In Powell v. The State, the Georgia Supreme Court overturned the state law, which made oral and anal sex between consenting adults, gay and non-gay, a felony punishable by up to 20 years in prison. As Lambda argued in its friend-of-the-court brief, the Court held that the 182-year-old sodomy law violates the right to privacy guaranteed by Georgia's Constitution.

Ruling 6 to 1, the Court said, "We cannot think of any other activity that reasonable persons would rank as more private and more deserving of protection from governmental interference than consensual , private, adult sexual activity....We conclude that such activity is at the heart of the Georgia Constitution's protection of the right of privacy."

The majority opinion was authored by Chief Justice Robert Benham, and a concurring opinion was written by Justice Leah J. Sears. A lone dissent was written by Justice George H. Carley.

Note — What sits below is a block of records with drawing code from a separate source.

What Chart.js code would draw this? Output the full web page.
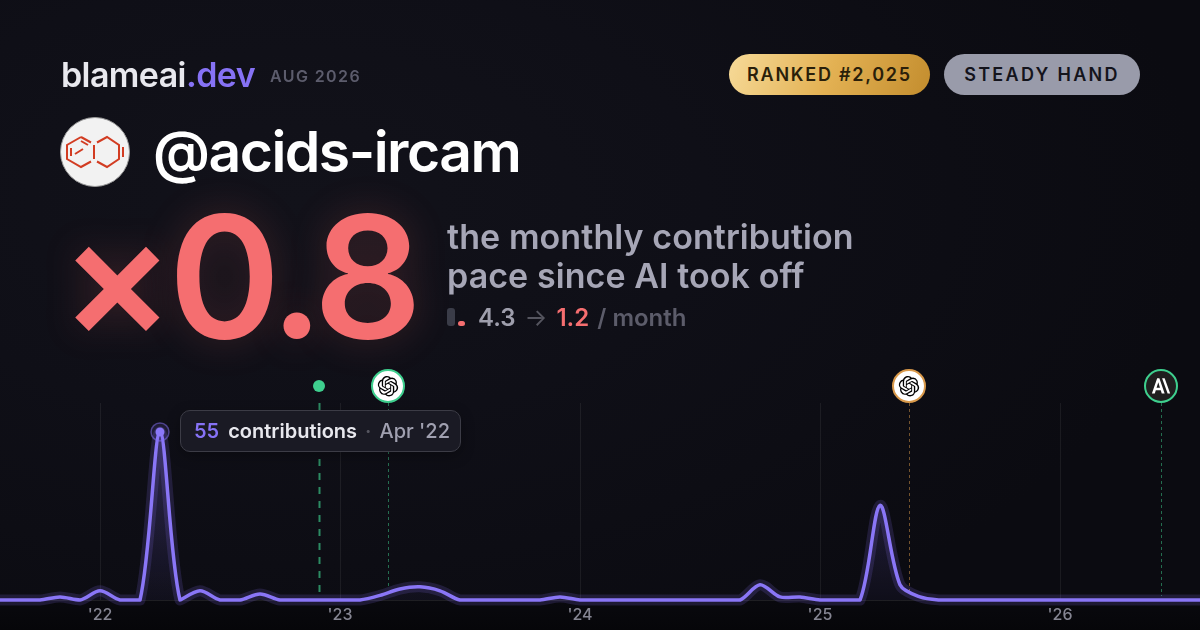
<!DOCTYPE html>
<html><head><meta charset="utf-8">
<script src="https://cdn.jsdelivr.net/npm/chart.js@4/dist/chart.umd.min.js"></script>
<style>
*{box-sizing:border-box}
html,body{margin:0;padding:0;width:1200px;height:630px;overflow:hidden;background:#0b0b11}
body{position:relative;font-family:Inter,sans-serif;background:radial-gradient(ellipse 900px 500px at 25% 32%,#12121a 0%,#0f0f17 45%,#0b0b11 100%)}
.abs{position:absolute;white-space:nowrap}
#floor{left:0;top:600px;width:1200px;height:30px;background:linear-gradient(#09090e,#060609)}
canvas{position:absolute;left:0;top:0}
#brand{left:61px;top:54px;font-size:34px;font-weight:600;letter-spacing:-.6px;color:#e8e8ee;line-height:42px}
#brand span{color:#8672f5}
#date{left:270px;top:66px;font-size:16px;font-weight:600;letter-spacing:1.4px;color:#5c5c6c;line-height:20px}
.badge{top:54px;height:41px;border-radius:21px;font-size:18px;font-weight:600;letter-spacing:1.75px;line-height:41px;text-align:center}
#rank{left:729px;width:201px;background:linear-gradient(110deg,#f6da98,#e3b153 50%,#c38d2e);color:#2a1f0a}
#hand{left:944px;width:196px;background:#999baa;color:#14141c;letter-spacing:2.3px}
#avatar{left:60px;top:117px;width:70px;height:70px}
#handle{left:153px;top:117px;font-size:57px;font-weight:600;letter-spacing:-1.5px;color:#fff;line-height:70px}
#mult{left:60px;top:176px;font-size:170px;font-weight:600;letter-spacing:-6px;color:#f56e70;line-height:200px;text-shadow:0 0 40px rgba(245,110,112,.2)}
.sub{left:447px;font-size:34px;font-weight:600;letter-spacing:.08px;color:#a6a6b6;line-height:40px}
#stat{left:478px;top:303px;font-size:24px;font-weight:600;color:#9e9eac;line-height:30px}
#stat .a{color:#55555f;margin:0 9px;font-weight:400}#stat .r{color:#f56e70;font-weight:600}#stat .m{color:#5c5c6a;margin-left:2px}
#bar1{left:447px;top:308px;width:8px;height:18px;border-radius:3px;background:#3a3c48}
#bar2{left:458px;top:321px;width:7px;height:5px;border-radius:2.5px;background:#f56e70}
#tip{left:180px;top:410px;width:281px;height:42px;border-radius:10px;background:#1a1a24;border:1px solid #3c3c46;font-size:20px;font-weight:600;line-height:40px;padding-left:13px;color:#e8e8ee;box-shadow:0 4px 14px rgba(0,0,0,.3)}
#tip b{color:#8672f5;font-weight:600;margin-right:9px}#tip i{font-style:normal;color:#55555f;margin:0 8px}#tip em{font-style:normal;font-weight:500;color:#a0a0b0}
</style></head><body>
<div id="floor" class="abs"></div>
<canvas id="c" width="1200" height="630"></canvas>
<div id="brand" class="abs">blameai<span>.dev</span></div>
<div id="date" class="abs">AUG 2026</div>
<div id="rank" class="abs badge">RANKED #2,025</div>
<div id="hand" class="abs badge">STEADY HAND</div>
<svg id="avatar" class="abs" viewBox="0 0 70 70"><circle cx="35" cy="35" r="34.5" fill="#f2f2f2" stroke="#9a9a9a" stroke-width="1"/>
<g fill="none" stroke="#d23c22" stroke-width="2"><path d="M21 20 L7 28 V42 L21 50 L31 44.5 M31 25.500 L21 20"/><path d="M37 25.500 L47 20 L59 28 V42 L47 50 L37 44.500"/><path d="M34 28 V42 M11 31 V39 M63 30 V40 M15 37 L23 32 M21 24 L28 28"/></g></svg>
<div id="handle" class="abs">@acids-ircam</div>
<div id="mult" class="abs">×0.8</div>
<div class="abs sub" style="top:217px">the monthly contribution</div>
<div class="abs sub" style="top:256px">pace since AI took off</div>
<div id="bar1" class="abs"></div><div id="bar2" class="abs"></div>
<div id="stat" class="abs">4.3<span class="a">→</span><span class="r">1.2</span> <span class="m">/ month</span></div>
<div id="tip" class="abs"><b>55</b>contributions<i>·</i><em>Apr '22</em></div>
<script>
const categories=["Aug '21","Sep '21","Oct '21","Nov '21","Dec '21","Jan '22","Feb '22","Mar '22","Apr '22","May '22","Jun '22","Jul '22","Aug '22","Sep '22","Oct '22","Nov '22","Dec '22","Jan '23","Feb '23","Mar '23","Apr '23","May '23","Jun '23","Jul '23","Aug '23","Sep '23","Oct '23","Nov '23","Dec '23","Jan '24","Feb '24","Mar '24","Apr '24","May '24","Jun '24","Jul '24","Aug '24","Sep '24","Oct '24","Nov '24","Dec '24","Jan '25","Feb '25","Mar '25","Apr '25","May '25","Jun '25","Jul '25","Aug '25","Sep '25","Oct '25","Nov '25","Dec '25","Jan '26","Feb '26","Mar '26","Apr '26","May '26","Jun '26","Jul '26","Aug '26"];
const contributions=[0,0,0,1,0,3,0,0,55,0,3,0,0,2,0,0,0,0,0,1.5,3.6,4.3,3,0,0,0,0,0,1,0,0,0,0,0,0,0,0,0,5,1,1,0,0,0,31,5,1,0,0,0,0,0,0,0,0,0,0,0,0,0,0];
const eventPositions=[15.95,19.4,45.45,58.05];
const eventLineEnds=[0,4.3,1.6,1.3];
const eventColors=['#3ecf8e','#3ecf8e','#d9994a','#3ecf8e'];
const eventIcons=['dot','openai','openai','anthropic'];
const peakIndex=8;
const yMax=64.5;
const curveTension=.3;
const OPENAI="M22.2819 9.8211a5.9847 5.9847 0 0 0-.5157-4.9108 6.0462 6.0462 0 0 0-6.5098-2.9A6.0651 6.0651 0 0 0 4.9807 4.1818a5.9847 5.9847 0 0 0-3.9977 2.9 6.0462 6.0462 0 0 0 .7427 7.0966 5.98 5.98 0 0 0 .511 4.9107 6.051 6.051 0 0 0 6.5146 2.9001A5.9847 5.9847 0 0 0 13.2599 24a6.0557 6.0557 0 0 0 5.7718-4.2058 5.9894 5.9894 0 0 0 3.9977-2.9001 6.0557 6.0557 0 0 0-.7475-7.0729zm-9.022 12.6081a4.4755 4.4755 0 0 1-2.8764-1.0408l.1419-.0804 4.7783-2.7582a.7948.7948 0 0 0 .3927-.6813v-6.7369l2.02 1.1686a.071.071 0 0 1 .038.052v5.5826a4.504 4.504 0 0 1-4.4945 4.4944zm-9.6607-4.1254a4.4708 4.4708 0 0 1-.5346-3.0137l.142.0852 4.783 2.7582a.7712.7712 0 0 0 .7806 0l5.8428-3.3685v2.3324a.0804.0804 0 0 1-.0332.0615L9.74 19.9502a4.4992 4.4992 0 0 1-6.1408-1.6464zM2.3408 7.8956a4.485 4.485 0 0 1 2.3655-1.9728V11.6a.7664.7664 0 0 0 .3879.6765l5.8144 3.3543-2.0201 1.1685a.0757.0757 0 0 1-.071 0l-4.8303-2.7865A4.504 4.504 0 0 1 2.3408 7.872zm16.5963 3.8558L13.1038 8.364 15.1192 7.2a.0757.0757 0 0 1 .071 0l4.8303 2.7913a4.4944 4.4944 0 0 1-.6765 8.1042v-5.6772a.79.79 0 0 0-.407-.667zm2.0107-3.0231l-.142-.0852-4.7735-2.7818a.7759.7759 0 0 0-.7854 0L9.409 9.2297V6.8974a.0662.0662 0 0 1 .0284-.0615l4.8303-2.7866a4.4992 4.4992 0 0 1 6.6802 4.66zM8.3065 12.863l-2.02-1.1638a.0804.0804 0 0 1-.038-.0567V6.0742a4.4992 4.4992 0 0 1 7.3757-3.4537l-.142.0805L8.704 5.459a.7948.7948 0 0 0-.3927.6813zm1.0976-2.3654l2.602-1.4998 2.6069 1.4998v2.9994l-2.5974 1.4997-2.6067-1.4997Z";
const ANTHROPIC="M6.2 2 L0 20 H3.4 L4.6 16.200 H10.4 L11.600 20 H15 L8.800 2 Z M5.500 13.300 L7.500 6.800 L9.500 13.300 Z M12 2 H15 L21.500 20 H18.500 Z";
const overlay={id:'overlay',
 beforeDatasetsDraw(ch){
  const x=ch.scales.x,y=ch.scales.y,c=ch.ctx;
  eventPositions.forEach((p,i)=>{
   const px=Math.round(x.getPixelForValue(p))+.5;
   c.save();
   c.strokeStyle=eventColors[i];
   if(i===0){c.lineWidth=2;c.globalAlpha=.65;c.setLineDash([7,7]);}
   else{c.lineWidth=1;c.globalAlpha=.5;c.setLineDash([3,3]);}
   c.beginPath();c.moveTo(px,403);c.lineTo(px,y.getPixelForValue(eventLineEnds[i]));c.stroke();
   c.restore();
  });
 },
 afterDatasetsDraw(ch){
  const x=ch.scales.x,y=ch.scales.y,c=ch.ctx;
  eventPositions.forEach((p,i)=>{
   const px=x.getPixelForValue(p),cy=386;
   c.save();
   if(eventIcons[i]==='dot'){c.fillStyle=eventColors[i];c.beginPath();c.arc(px,cy,6,0,7);c.fill();}
   else{
    c.beginPath();c.arc(px,cy,16,0,7);
    c.fillStyle=eventIcons[i]==='openai'?'#fff':'#1f1f1f';c.fill();
    c.lineWidth=2;c.strokeStyle=eventColors[i];c.stroke();
    if(eventIcons[i]==='openai'){c.translate(px-10.2,cy-10);c.scale(.85,.85);c.fillStyle='#000';c.fill(new Path2D(OPENAI));}
    else{c.translate(px-9.1,cy-9.5);c.scale(.85,.85);c.fillStyle='#fff';c.fill(new Path2D(ANTHROPIC));}
   }
   c.restore();
  });
  const qx=x.getPixelForValue(peakIndex),qy=y.getPixelForValue(contributions[peakIndex]);
  c.save();
  c.beginPath();c.arc(qx,qy,9,0,7);c.fillStyle='rgba(134,114,245,.14)';c.fill();c.lineWidth=1.500;c.strokeStyle='rgba(134,114,245,.5)';c.stroke();
  c.beginPath();c.arc(qx,qy,4.500,0,7);c.fillStyle='#8b78f8';c.fill();
  c.restore();
 }};
new Chart(document.getElementById('c'),{type:'line',
 data:{labels:categories,datasets:[
  {data:contributions,borderColor:'rgba(134,114,245,.17)',borderWidth:11,pointRadius:0,tension:curveTension,clip:false,borderJoinStyle:'round',
   fill:'origin',backgroundColor(ctx){const a=ctx.chart.chartArea;if(!a)return 'transparent';const g=ctx.chart.ctx.createLinearGradient(0,a.top+20,0,a.bottom);g.addColorStop(0,'rgba(134,114,245,.28)');g.addColorStop(1,'rgba(134,114,245,.04)');return g;}},
  {data:contributions,borderColor:'#8b78f8',borderWidth:3.5,pointRadius:0,tension:curveTension,clip:false,fill:false,borderJoinStyle:'round'}
 ]},
 options:{responsive:false,animation:false,devicePixelRatio:1,
  layout:{padding:{top:403,left:0,right:0,bottom:0}},
  plugins:{legend:{display:false},tooltip:{enabled:false}},
  scales:{
   y:{display:false,min:0,max:yMax},
   x:{offset:false,
    afterFit(s){s.height=30;s.paddingLeft=0;s.paddingRight=0;},
    border:{color:'rgba(255,255,255,.09)'},
    grid:{drawTicks:false,lineWidth:1,color(ctx){const l=categories[ctx.index];return l&&l.startsWith('Jan')?'rgba(255,255,255,.065)':'transparent';}},
    ticks:{autoSkip:false,maxRotation:0,padding:6,color:'#858592',font:{family:'Inter',size:16,weight:'500'},
     callback(v,i){const l=categories[i];return l.startsWith('Jan')?l.slice(4):'';}}
   }}},
 plugins:[overlay]});
</script>
</body></html>
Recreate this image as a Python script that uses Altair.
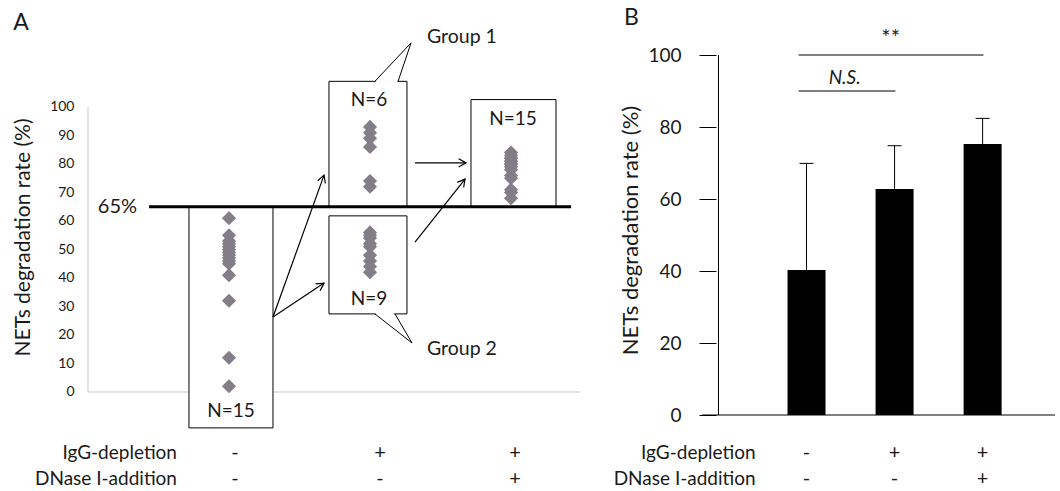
import math
import altair as alt
import pandas as pd

# ---------------- data: panel A ----------------
cat_pos = [1, 2, 3]
before_vals = [61, 55, 53, 52, 51, 50, 49, 48, 47, 46, 45, 41, 32, 12, 2]
group1_vals = [93, 91, 89, 86, 74, 72]
group2_vals = [56, 55, 54, 52, 51, 48, 46, 44, 42]
dnase_vals = [84, 83, 82, 82, 81, 81, 80, 80, 79, 78, 76, 75, 71, 70, 68]
threshold = 65
n_labels = ["N=15", "N=6", "N=9", "N=15"]
group_labels = ["Group 1", "Group 2"]
row_names = ["IgG-depletion", "DNase I-addition"]
igg_signs = ["-", "+", "+"]
dnase_signs = ["-", "-", "+"]

# ---------------- data: panel B ----------------
cond_pos = [1, 2, 3]
mean_rate = [40.3, 62.8, 75.3]
sd_top = [69.9, 74.8, 82.4]
yticks_a = list(range(0, 101, 10))
yticks_b = list(range(0, 101, 20))

FONT = "Lato"
INK = "#1a1a1a"
W_A, W_B, H = 600, 460, 491
XA_DOM = [-0.624, 3.631]
YA_DOM = [-34.74, 137.54]
XB_DOM = [-1.2889, 3.8222]
YB_DOM = [-21.11, 115.28]
KX = W_A / (XA_DOM[1] - XA_DOM[0])
KY = H / (YA_DOM[1] - YA_DOM[0])

axis_a = alt.Axis(values=yticks_a, ticks=False, tickSize=0, domain=False, grid=False, offset=-88,
                  labelFontSize=14, labelColor=INK, labelPadding=14, labelFont=FONT,
                  title="NETs degradation rate (%)", titleFont=FONT, titleFontSize=21,
                  titleFontWeight="normal", titleColor=INK, titleX=-65, titleY=237,
                  titleAngle=270, titleAlign="center", titleBaseline="middle")

axis_b = alt.Axis(values=yticks_b, ticks=True, tickSize=17, tickColor="black", tickWidth=1,
                  domain=False, grid=False, offset=-116,
                  labelFontSize=19, labelColor=INK, labelPadding=18, labelFont=FONT,
                  title="NETs degradation rate (%)", titleFont=FONT, titleFontSize=22,
                  titleFontWeight="normal", titleColor=INK, titleX=-86, titleY=230,
                  titleAngle=270, titleAlign="center", titleBaseline="middle")


def xa(f="x"):
    return alt.X(f, type="quantitative", scale=alt.Scale(domain=XA_DOM, nice=False, zero=False), axis=None)


def ya(f="y"):
    return alt.Y(f, type="quantitative", scale=alt.Scale(domain=YA_DOM, nice=False, zero=False), axis=axis_a)


def xb(f="x"):
    return alt.X(f, type="quantitative", scale=alt.Scale(domain=XB_DOM, nice=False, zero=False), axis=None)


def yb(f="y"):
    return alt.Y(f, type="quantitative", scale=alt.Scale(domain=YB_DOM, nice=False, zero=False), axis=axis_b)


# ---------- panel A ----------
gray_df = pd.DataFrame({"x": [0, 0], "x2": [0, 3.49], "y": [0, 0], "y2": [100, 0]})
gray = alt.Chart(gray_df).mark_rule(color="#c8c8c8", strokeWidth=1).encode(
    x=xa(), x2="x2", y=ya(), y2="y2")

boxes_df = pd.DataFrame({
    "x": [0.716, 1.709, 1.709, 2.716],
    "x2": [1.312, 2.262, 2.262, 3.319],
    "y": [threshold, 109, 61.8, 102.6],
    "y2": [-12.6, threshold, 27.4, threshold],
})
boxes = alt.Chart(boxes_df).mark_rect(fill="white", stroke="black", strokeWidth=1).encode(
    x=xa(), x2="x2", y=ya(), y2="y2")

cover_df = pd.DataFrame({"x": [2.04, 2.04], "x2": [2.195, 2.172], "y": [109, 27.4]})
cover = alt.Chart(cover_df).mark_rule(color="white", strokeWidth=2.5).encode(
    x=xa(), x2="x2", y=ya())

tail_df = pd.DataFrame({
    "x": [2.035, 2.199, 2.035, 2.177],
    "y": [109, 109, 27.4, 27.4],
    "x2": [2.291, 2.291, 2.298, 2.298],
    "y2": [122.5, 122.5, 17.2, 17.2],
})
tails = alt.Chart(tail_df).mark_rule(color="black", strokeWidth=1).encode(
    x=xa(), x2="x2", y=ya(), y2="y2")

thr_df = pd.DataFrame({"x": [0.433], "x2": [3.426], "y": [threshold]})
thr = alt.Chart(thr_df).mark_rule(color="black", strokeWidth=3).encode(x=xa(), x2="x2", y=ya())

pts_df = pd.DataFrame({
    "x": [cat_pos[0]] * len(before_vals) + [cat_pos[1]] * (len(group1_vals) + len(group2_vals))
         + [cat_pos[2]] * len(dnase_vals),
    "y": before_vals + group1_vals + group2_vals + dnase_vals,
})
pts = alt.Chart(pts_df).mark_point(shape="diamond", filled=True, size=200, color="#837d88",
                                   opacity=1).encode(x=xa(), y=ya())

arr_df = pd.DataFrame({
    "x": [1.312, 1.312, 2.319, 2.319],
    "y": [26.3, 26.3, 80.4, 52.6],
    "x2": [1.674, 1.674, 2.681, 2.674],
    "y2": [76.1, 38.2, 80.4, 74.7],
})
arr_df["ang"] = [
    (math.degrees(math.atan2((r.x2 - r.x) * KX, (r.y2 - r.y) * KY)) + 360) % 360
    for r in arr_df.itertuples()
]
shafts = alt.Chart(arr_df).mark_rule(color="black", strokeWidth=1.2).encode(
    x=xa(), x2="x2", y=ya(), y2="y2")
heads = alt.Chart(arr_df).mark_point(shape="M-0.55,1L0,0L0.55,1", filled=False, size=220,
                                     color="black", strokeWidth=1.2, opacity=1).encode(
    x=xa("x2"), y=ya("y2"), angle=alt.Angle("ang", type="quantitative", scale=None))

center_txt_df = pd.DataFrame({
    "x": [-0.475, 1.014, 1.993, 1.993, 3.014] + [1.043, 2.071, 3.028] * 2,
    "y": [129.5, -6.7, 102.5, 32.6, 95.8] + [-21.4] * 3 + [-30.5] * 3,
    "t": ["A"] + n_labels + igg_signs + dnase_signs,
    "fs": [23, 19, 19, 19, 19] + [20] * 6,
})
ctext_a = alt.Chart(center_txt_df).mark_text(align="center", baseline="middle", font=FONT,
                                             color=INK).encode(
    x=xa(), y=ya(), text="t", size=alt.Size("fs", type="quantitative", scale=None))

left_txt_df = pd.DataFrame({"x": [2.404, 2.404], "y": [124.6, 15.1], "t": group_labels})
ltext_a = alt.Chart(left_txt_df).mark_text(align="left", baseline="middle", font=FONT,
                                           fontSize=19.5, color=INK).encode(x=xa(), y=ya(), text="t")

right_txt_df = pd.DataFrame({"x": [0.348, 0.631, 0.631], "y": [threshold, -21.4, -30.5],
                             "t": [f"{threshold}%"] + row_names, "fs": [20, 19, 19]})
rtext_a = alt.Chart(right_txt_df).mark_text(align="right", baseline="middle", font=FONT,
                                            color=INK).encode(
    x=xa(), y=ya(), text="t", size=alt.Size("fs", type="quantitative", scale=None))

panel_a = alt.layer(gray, boxes, cover, tails, thr, pts, shafts, heads, ctext_a, ltext_a,
                    rtext_a).properties(width=W_A, height=H)

# ---------- panel B ----------
axl_df = pd.DataFrame({"x": [0, -0.189], "x2": [0, 3.822], "y": [0, 0], "y2": [100, 0]})
axl = alt.Chart(axl_df).mark_rule(color="black", strokeWidth=1).encode(
    x=xb(), x2="x2", y=yb(), y2="y2")

bar_df = pd.DataFrame({"x": cond_pos, "y": mean_rate, "top": sd_top})
bars = alt.Chart(bar_df).mark_bar(size=38, color="black").encode(
    x=xb(), y=yb(), y2=alt.Y2(datum=0))
stems = alt.Chart(bar_df).mark_rule(color="black", strokeWidth=1).encode(
    x=xb(), y=yb(), y2="top")
caps = alt.Chart(bar_df).mark_tick(orient="horizontal", size=14, thickness=1, color="black",
                                   opacity=1).encode(x=xb(), y=yb("top"))

sig_df = pd.DataFrame({"x": [0.91, 0.91], "x2": [3.01, 2.01], "y": [100, 90]})
sig = alt.Chart(sig_df).mark_rule(color="black", strokeWidth=1).encode(x=xb(), x2="x2", y=yb())

ctext_b_df = pd.DataFrame({
    "x": [-0.989, 1.956] + cond_pos * 2,
    "y": [110.3, 104.8] + [-10.6] * 3 + [-17.8] * 3,
    "t": ["B", "**"] + igg_signs + dnase_signs,
    "fs": [23, 22] + [20] * 6,
})
ctext_b = alt.Chart(ctext_b_df).mark_text(align="center", baseline="middle", font=FONT,
                                          color=INK).encode(
    x=xb(), y=yb(), text="t", size=alt.Size("fs", type="quantitative", scale=None))

ns_df = pd.DataFrame({"x": [1.433], "y": [93.6], "t": ["N.S."]})
ns = alt.Chart(ns_df).mark_text(align="center", baseline="middle", font=FONT, fontSize=19,
                                fontStyle="italic", color=INK).encode(x=xb(), y=yb(), text="t")

rt_b_df = pd.DataFrame({"x": [0.422, 0.422], "y": [-10.6, -17.8], "t": row_names})
rtext_b = alt.Chart(rt_b_df).mark_text(align="right", baseline="middle", font=FONT, fontSize=19,
                                       color=INK).encode(x=xb(), y=yb(), text="t")

panel_b = alt.layer(axl, bars, stems, caps, sig, ctext_b, ns, rtext_b).properties(width=W_B, height=H)

chart = alt.hconcat(panel_a, panel_b, spacing=0, bounds="flush").properties(
    padding=0, background="white"
).configure_view(stroke=None)

chart.save("out.html", embed_options={"renderer": "svg", "actions": False})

Like Georgia's, the sodomy laws of 13 other states ban oral and anal sex for both same- and different-sex couples. Five states ban sex only between same-sex partners.

Lambda currently is in courts in Texas and Arkansas challenging bans on private sex between consenting adults of the same sex. Lambda recently helped to overturn same-sex bans in Tennessee, Kentucky, and Montana.

Georgia's state sodomy law was notorious because the United States Supreme Court upheld it in the destructive 1986 ruling, Bowers v. Hardwick. Michael Hardwick, who has since died, was arrested in his own bedroom, but the High Court rejected arguments that his federal right to privacy had been violated.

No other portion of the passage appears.